Material provided:
»»

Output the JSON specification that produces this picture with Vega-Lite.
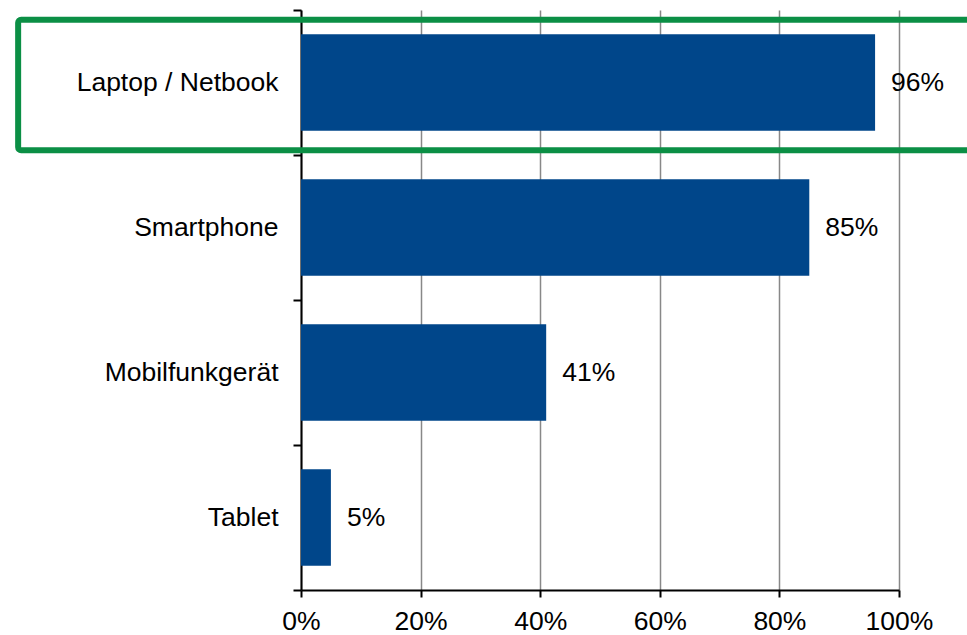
{
  "$schema": "https://vega.github.io/schema/vega-lite/v6.json",
  "autosize": "none",
  "width": 598,
  "height": 580,
  "padding": {"left": 301, "top": 10, "right": 68, "bottom": 45},
  "background": "white",
  "config": {
    "view": {"stroke": null},
    "font": "Liberation Sans"
  },
  "data": {
    "values": [
      {"device": "Laptop / Netbook", "share": 0.96},
      {"device": "Smartphone", "share": 0.85},
      {"device": "Mobilfunkgerät", "share": 0.41},
      {"device": "Tablet", "share": 0.05}
    ]
  },
  "encoding": {
    "y": {
      "field": "device",
      "type": "nominal",
      "sort": null,
      "scale": {"paddingInner": 0, "paddingOuter": 0},
      "axis": {
        "title": null,
        "tickBand": "extent",
        "domainColor": "black",
        "domainWidth": 2,
        "tickColor": "black",
        "tickWidth": 2,
        "tickSize": 8,
        "labelFont": "Liberation Sans",
        "labelFontSize": 26.5,
        "labelColor": "black",
        "labelPadding": 15,
        "labelLimit": 0,
        "grid": false
      }
    }
  },
  "layer": [
    {
      "mark": {"type": "bar", "color": "#00468A", "height": {"band": 0.667}},
      "encoding": {
        "x": {
          "field": "share",
          "type": "quantitative",
          "scale": {"domain": [0, 1], "nice": false, "zero": true},
          "axis": {
            "title": null,
            "values": [0, 0.2, 0.4, 0.6, 0.8, 1],
            "format": ".0%",
            "grid": true,
            "gridColor": "#888888",
            "gridWidth": 1.5,
            "domainColor": "black",
            "domainWidth": 2.2,
            "tickColor": "black",
            "tickWidth": 2,
            "tickSize": 7,
            "labelFont": "Liberation Sans",
            "labelFontSize": 26.5,
            "labelColor": "black",
            "labelPadding": 11,
            "labelFlush": false
          }
        }
      }
    },
    {
      "mark": {"type": "text", "align": "left", "baseline": "middle", "dx": 16, "fontSize": 26.5, "font": "Liberation Sans", "color": "black"},
      "encoding": {
        "x": {"field": "share", "type": "quantitative"},
        "text": {"field": "share", "type": "quantitative", "format": ".0%"}
      }
    },
    {
      "transform": [{"filter": "datum.device === 'Laptop / Netbook'"}],
      "mark": {"type": "rect", "filled": false, "stroke": "#0B8F45", "strokeWidth": 6, "cornerRadius": 3, "height": {"band": 0.9}, "yOffset": 2.5, "clip": false},
      "encoding": {
        "x": {"datum": -0.473, "type": "quantitative"},
        "x2": {"datum": 1.15}
      }
    }
  ]
}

««

Work to complete: Reproduce the data verbatim. Do not carry any picture into the copy.

Written response:
Output the JSON specification that produces this picture with Vega-Lite.
{
  "$schema": "https://vega.github.io/schema/vega-lite/v6.json",
  "autosize": "none",
  "width": 598,
  "height": 580,
  "padding": {"left": 301, "top": 10, "right": 68, "bottom": 45},
  "background": "white",
  "config": {
    "view": {"stroke": null},
    "font": "Liberation Sans"
  },
  "data": {
    "values": [
      {"device": "Laptop / Netbook", "share": 0.96},
      {"device": "Smartphone", "share": 0.85},
      {"device": "Mobilfunkgerät", "share": 0.41},
      {"device": "Tablet", "share": 0.05}
    ]
  },
  "encoding": {
    "y": {
      "field": "device",
      "type": "nominal",
      "sort": null,
      "scale": {"paddingInner": 0, "paddingOuter": 0},
      "axis": {
        "title": null,
        "tickBand": "extent",
        "domainColor": "black",
        "domainWidth": 2,
        "tickColor": "black",
        "tickWidth": 2,
        "tickSize": 8,
        "labelFont": "Liberation Sans",
        "labelFontSize": 26.5,
        "labelColor": "black",
        "labelPadding": 15,
        "labelLimit": 0,
        "grid": false
      }
    }
  },
  "layer": [
    {
      "mark": {"type": "bar", "color": "#00468A", "height": {"band": 0.667}},
      "encoding": {
        "x": {
          "field": "share",
          "type": "quantitative",
          "scale": {"domain": [0, 1], "nice": false, "zero": true},
          "axis": {
            "title": null,
            "values": [0, 0.2, 0.4, 0.6, 0.8, 1],
            "format": ".0%",
            "grid": true,
            "gridColor": "#888888",
            "gridWidth": 1.5,
            "domainColor": "black",
            "domainWidth": 2.2,
            "tickColor": "black",
            "tickWidth": 2,
            "tickSize": 7,
            "labelFont": "Liberation Sans",
            "labelFontSize": 26.5,
            "labelColor": "black",
            "labelPadding": 11,
            "labelFlush": false
          }
        }
      }
    },
    {
      "mark": {"type": "text", "align": "left", "baseline": "middle", "dx": 16, "fontSize": 26.5, "font": "Liberation Sans", "color": "black"},
      "encoding": {
        "x": {"field": "share", "type": "quantitative"},
        "text": {"field": "share", "type": "quantitative", "format": ".0%"}
      }
    },
    {
      "transform": [{"filter": "datum.device === 'Laptop / Netbook'"}],
      "mark": {"type": "rect", "filled": false, "stroke": "#0B8F45", "strokeWidth": 6, "cornerRadius": 3, "height": {"band": 0.9}, "yOffset": 2.5, "clip": false},
      "encoding": {
        "x": {"datum": -0.473, "type": "quantitative"},
        "x2": {"datum": 1.15}
      }
    }
  ]
}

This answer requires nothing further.